After the feast was over, the young men went indoors where girls of their own age helped them to smear themselves from top to bottom with a mixture of oil and red ochre. Every day, for the following year, the boy had to refresh his red ochre. He also had to walk slowly to demonstrate his humility and to signify that he was still a "small', unimportant man.
While the males of the tribe underwent their initiation, girls of the same age had their heads shaven and were dressed in a specific manner for a few weeks. When the male initiates emerged from their isolation, the girls were recognised as being of marriageable age.
Courtship and marriage
The traditional Xhosa was allowed to have more than one wife. Xhosa tradition made provision for a certain degree of contact and courtship between sweethearts but proper form demanded that girls remain virgins until they married. If a girl was not a virgin, her father would automatically receive less lobola (bride price) for her.
Traditionally, the groom-to-be would abduct the bride, with the approval of her family, and then marry her. Today, marriage only involves the exchange of valuables. The bride's father pays a dowry to his daughter's future in-laws and the bridegroom has to pay lobola for the bride.

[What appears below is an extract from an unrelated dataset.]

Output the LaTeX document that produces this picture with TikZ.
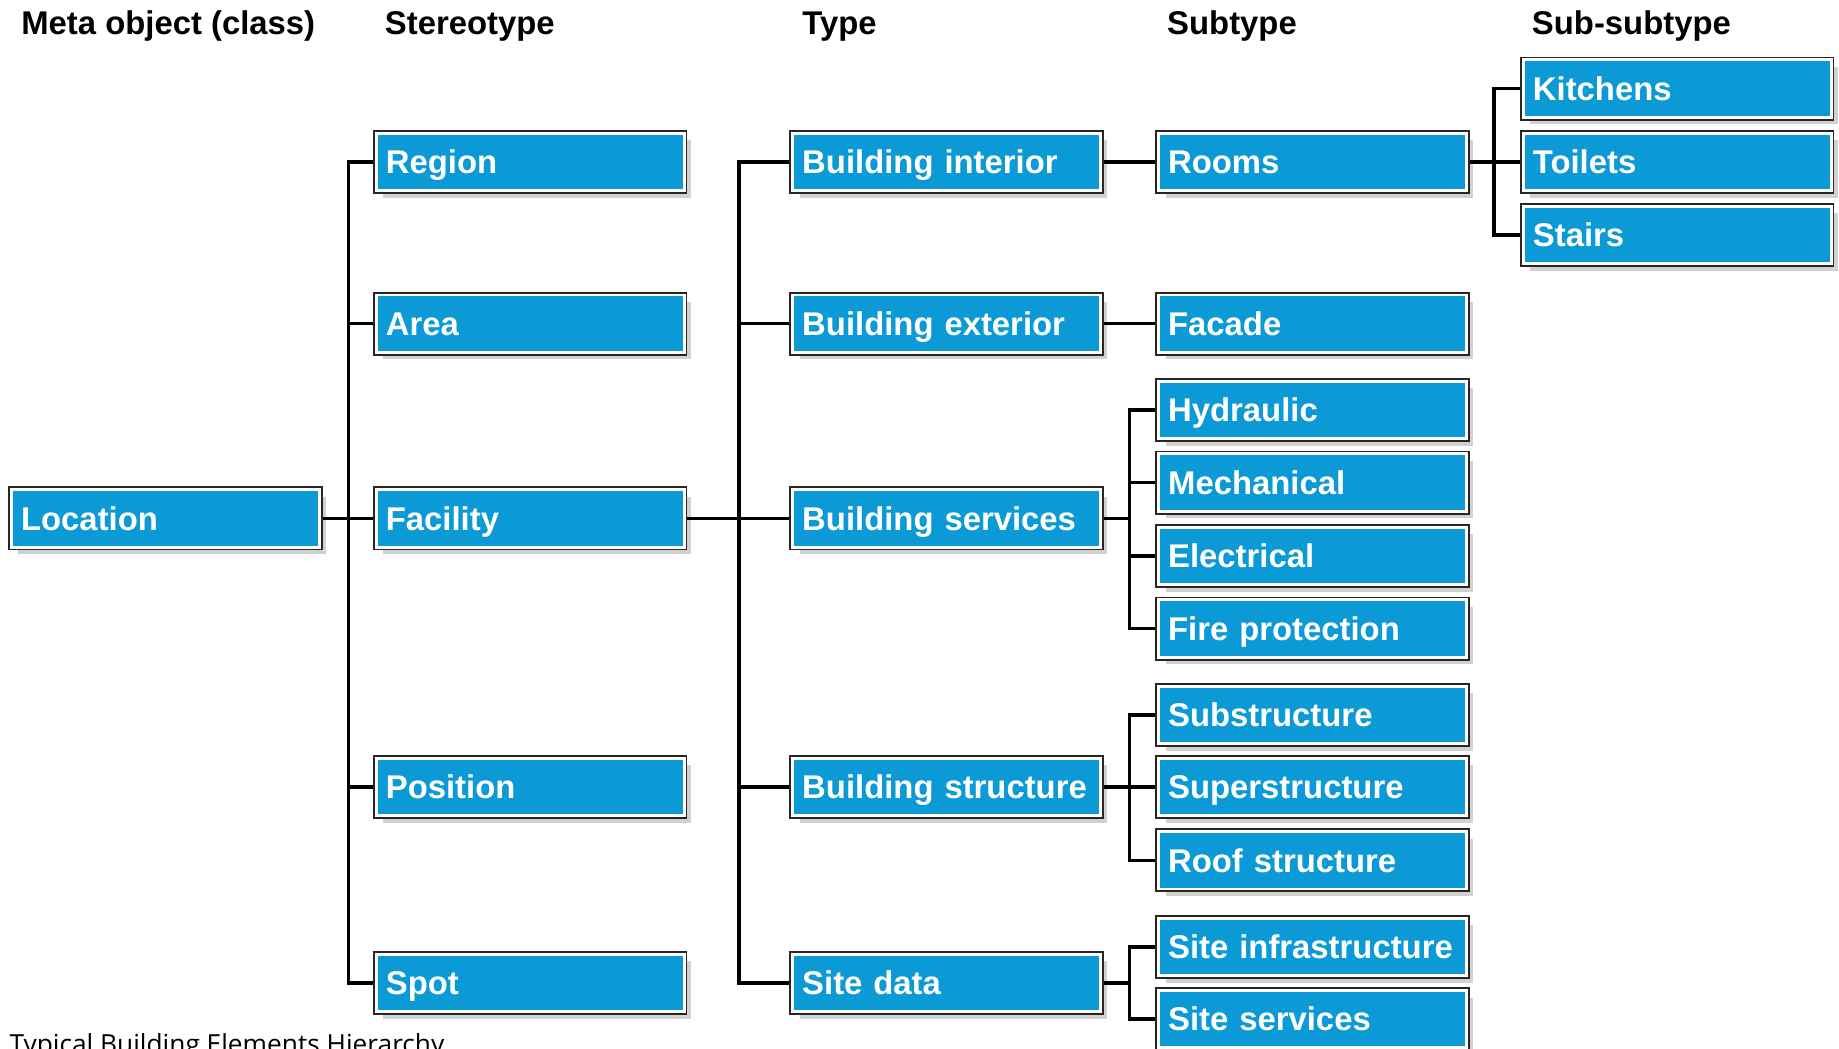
\documentclass[tikz,border=0pt]{standalone}
\usepackage{fontspec}
\setmainfont{Liberation Sans}
\newfontfamily\capfont{Open Sans}
\usetikzlibrary{shadows}
\definecolor{boxblue}{RGB}{11,154,214}
\begin{document}
\begin{tikzpicture}[x=1pt,y=-1pt,
  box/.style={anchor=west, fill=boxblue, draw=white, line width=2.5pt,
    minimum width=262.5pt, minimum height=49pt, text width=246pt,
    inner xsep=8.25pt, inner ysep=0pt, align=left,
    text height=20pt, text depth=0pt,
    font=\fontsize{28}{30}\selectfont\bfseries, text=white, outer sep=2.75pt,
    drop shadow={shadow xshift=6pt, shadow yshift=-6pt, fill=black!45, opacity=0.4},
    preaction={draw=black!85, line width=5.5pt}},
  head/.style={anchor=base west, inner sep=0pt, font=\fontsize{28}{30}\selectfont\bfseries},
  conn/.style={line width=3pt, draw=black}]
\useasboundingbox (0,0) rectangle (1568,894);

% headers
\node[head] (h1) at (18,29) {Meta object (class)};
\node[head] (h2) at (328,29) {Stereotype};
\node[head] (h3) at (684,29) {Type};
\node[head] (h4) at (995,29) {Subtype};
\node[head] (h5) at (1306,29) {Sub-subtype};

% meta object
\node[box] (loc) at (7,442) {Location};

% stereotypes
\node[box] (reg)  at (318,138) {Region};
\node[box] (area) at (318,276) {Area};
\node[box] (fac)  at (318,442) {Facility};
\node[box] (pos)  at (318,671) {Position};
\node[box] (spot) at (318,838) {Spot};

% types
\node[box] (bint)  at (673,138) {Building interior};
\node[box] (bext)  at (673,276) {Building exterior};
\node[box] (bserv) at (673,442) {Building services};
\node[box] (bstr)  at (673,671) {Building structure};
\node[box] (site)  at (673,838) {Site data};

% subtypes
\node[box] (rooms)  at (985,138) {Rooms};
\node[box] (facade) at (985,276) {Facade};
\node[box] (hyd)    at (985,349.5) {Hydraulic};
\node[box] (mech)   at (985,411.5) {Mechanical};
\node[box] (elec)   at (985,474) {Electrical};
\node[box] (fire)   at (985,536) {Fire protection};
\node[box] (subs)   at (985,609.5) {Substructure};
\node[box] (sups)   at (985,671) {Superstructure};
\node[box] (roof)   at (985,733.5) {Roof structure};
\node[box] (sinf)   at (985,807.5) {Site infrastructure};
\node[box] (sserv)  at (985,869) {Site services};

% sub-subtypes
\node[box] (kit)    at (1296,75.5) {Kitchens};
\node[box] (toil)   at (1296,138) {Toilets};
\node[box] (stairs) at (1296,200.5) {Stairs};

% spine coordinates
\coordinate (sp1) at (297,442);
\coordinate (sp2) at (630,442);
\coordinate (sp3a) at (963,442);
\coordinate (sp3b) at (963,671);
\coordinate (sp3c) at (963,838);
\coordinate (sp4) at (1274,138);

% connectors
\draw[conn] (reg.west) -| (sp1) |- (spot.west);
\draw[conn] (area.west) -- (area.west -| sp1);
\draw[conn] (pos.west) -- (pos.west -| sp1);
\draw[conn] (loc.east) -- (fac.west);

\draw[conn] (bint.west) -| (sp2) |- (site.west);
\draw[conn] (bext.west) -- (bext.west -| sp2);
\draw[conn] (bstr.west) -- (bstr.west -| sp2);
\draw[conn] (fac.east) -- (bserv.west);

\draw[conn] (bint.east) -- (rooms.west);
\draw[conn] (bext.east) -- (facade.west);

\draw[conn] (hyd.west) -| (sp3a) |- (fire.west);
\draw[conn] (mech.west) -- (mech.west -| sp3a);
\draw[conn] (elec.west) -- (elec.west -| sp3a);
\draw[conn] (bserv.east) -- (sp3a);

\draw[conn] (subs.west) -| (sp3b) |- (roof.west);
\draw[conn] (bstr.east) -- (sups.west);

\draw[conn] (sinf.west) -| (sp3c) |- (sserv.west);
\draw[conn] (site.east) -- (sp3c);

\draw[conn] (kit.west) -| (sp4) |- (stairs.west);
\draw[conn] (rooms.east) -- (toil.west);

% caption
\node[anchor=base west, inner sep=0pt, font=\capfont\fontsize{22.4}{26}\selectfont] (cap) at (8,898) {Typical Building Elements Hierarchy};
\end{tikzpicture}
\end{document}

For generations the Xhosa people have been referred to as the Red Blanket People. This was because of their custom of wearing red blankets dyed with red ochre, the intensity of the colour varying from tribe to tribe. The different ways in which clothes and other accessories were worn signalled the status of the wearer.
Unmarried women wore wraps tied around their shoulders, leaving their breasts exposed. Engaged women reddened their plaited hair, letting it screen their eyes, as a sign of respect for their fiancÚs.
Xhosa females always wore some form of headdress, as a sign of respect to the head of the family, either their father or husband. Older Xhosa women were allowed to wear more elaborate headpieces because of their seniority. The various tribes had their own different forms of traditional dress and the colour of their garments and the adornments they wore denoted their tribal origins.
The Xhosa tribe itself consisted of two major clans that could be distinguished from one another bytheir different styles of dress. The Gcaleka women, for example, encased their arms and legs in beads and brass bangles and some also wore neck beads. Men often wore goatskin bags in which to carry essentials such as homegrown tobacco and a knife. Making the bag required great skill and patience as it had to be made from skin that had been removed in one piece, cured without removing the hair, and turned inside out.
Art and Crafts
Other than the beadwork used for their traditional dress and their pipes made of clay, the Xhosa people were not really known for any other arts and crafts. The girls of the family usually produced the beadwork, helping their mothers to make articles for themselves, their fathers, brothers and boyfriends. From time to time they were permitted to borrow these pieces and to wear them themselves.
Music and Dance
Dancing formed an integral part of the Xhosa culture and was part and parcel of most of the rituals. Dancing was, for example, used in the "fattening of the maize" ceremony and as part of the ritual to ensure the fertility of a friend before she married or to restore her fertility if she had trouble bearing children after the marriage. Men and women and boys and girls did not dance in pairs. They lined up opposite each other.
The Xhosa people are traditionally ancestor worshippers but also believe in a creator who cares for them in the greater things in life and who protects them in extreme danger. The ancestral fathers, on the other hand, watch over the everyday lives of their descendants, their crops and their cattle. Among the Xhosa, old people are revered as spirits, and sacrificial offerings may actually be made to them while they are still alive.
The ancestral fathers also speak to their families in dreams. However, because not everyone is capable of interpreting these dreams, witchdoctors are called in to act as mediums. They are easily recognisable by their exotic regalia and they often wear white - a symbol of purity. Death and burial are associated with many complex beliefs and rituals.
The men of the clan always lead the funeral procession and the women follow behind. In the case of the death of the head of the family, cattle will be sacrificed and strict procedures followed, as he goes to join his ancestors and prepares himself to watch after the interests of the family that is left behind.
Today, many of the Xhosa-speaking people of South Africa are Christians, as a result of their early contact with European missionaries. However, their religion has become a unique blend of Christianity and traditional African beliefs.